On the difference between North and South
Let us hope that the realization of the need to adapt to inevitable climate changes will gain traction not only in the farmers’ association but also in the business sector and society. This insight, it is worth noting, has long become a priority for predominantly agricultural societies in the global South. The major difference is that the latter cannot count on emergency government aid, let alone systematic support in their struggle against climate change.
This was precisely why the Paris climate agreement committed the western world to providing at least US$100 billion per year for international climate financing. As Alliance Sud has maintained for years, Switzerland’s fair share of this is about Frs 1 billion per year. This is commensurate not only with our 1 per cent share of the income of industrialized countries, but also with our climate footprint. It should no longer be that grey emissions arising outside our national borders generated by the consumer goods we import, and which are almost twice as much as local emissions, continue to fall outside the national sense of responsibility of the political mainstream. It is the height of cynicism to dismiss the funding of measures against the disastrous impacts of climate change mostly generated by the West as “a matter of concern to developing countries”. Or as so accurately stated by Dietmar Mirkes in the Luxembourg magazine "Brennpunkt Drëtt Welt", for us to continue to “hit-and-run” day in, day out.
The argument wielded like a mantra in Switzerland against increasing the climate funding assistance we owe under international law – the supposed popular opposition to any mobilization of additional funding – was debunked this summer. According to a survey by the Swiss Energy Foundation (SES), 60 per cent of the population take the view, for example, that not only should the current tax exemption and subsidies for air traffic be scrapped but – on the contrary – a flight ticket tax should be brought in. A third of respondents would willingly pay Frs 50 or more on a flight within Europe. And just about half of them stated their openness to seeing the revenue used to support climate protection and adaptation measures in developing countries (in addition to climate and research projects here at home).
This is in line with the study published by Alliance Sud in mid-September (see box text). It looked at various instruments for mobilizing additional funds and concludes that not only is the billion in climate funding within the realm of the possible, but will also generate relatively negligible additional costs in line with the polluter-pays principle. A flight ticket tax alone, in the same amount already being levied in the United Kingdom, could generate Frs 1 billion annually.
How Switzerland's billion in climate funding could be raised
js. A new study commissioned by Alliance Sud – it is accessible on the Alliance Sud website – shows possible ways of funding additional support contributions for urgently needed climate protection and adaptation measures in the poorest and most vulnerable developing countries.
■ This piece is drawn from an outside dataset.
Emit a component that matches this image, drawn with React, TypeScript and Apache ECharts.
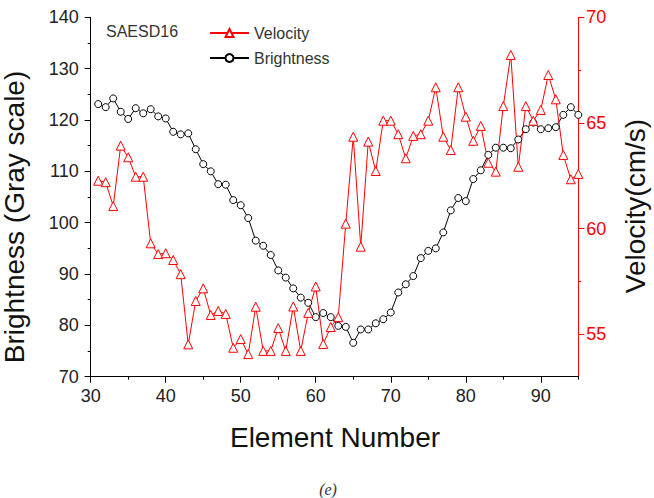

The study explores 11 innovative approaches and draws the conclusion that the 1 billion in climate funding to be raised under the Paris climate accord is politically plausible and feasible for Switzerland. With a mix of the proposed instruments, costs can be distributed among various CO2 emitters – according to the polluter-pays principle. In this way such instruments would also fulfil the desired steering role.
In the context of the current review of the CO2 law, the study specifically raises for discussion the introduction of a flight ticket tax, earmarking the CO2 tax as well as broadening it to include petrol and diesel, a tax on foreign emission certificates, raising the mineral oil tax as well as an exemption tax for CO2-exempt enterprises.
Politicians and Administration have countered some of the funding instruments proposed in the study over recent years by raising constitutional concerns. Alliance Sud will shortly be responding to these with a legal opinion.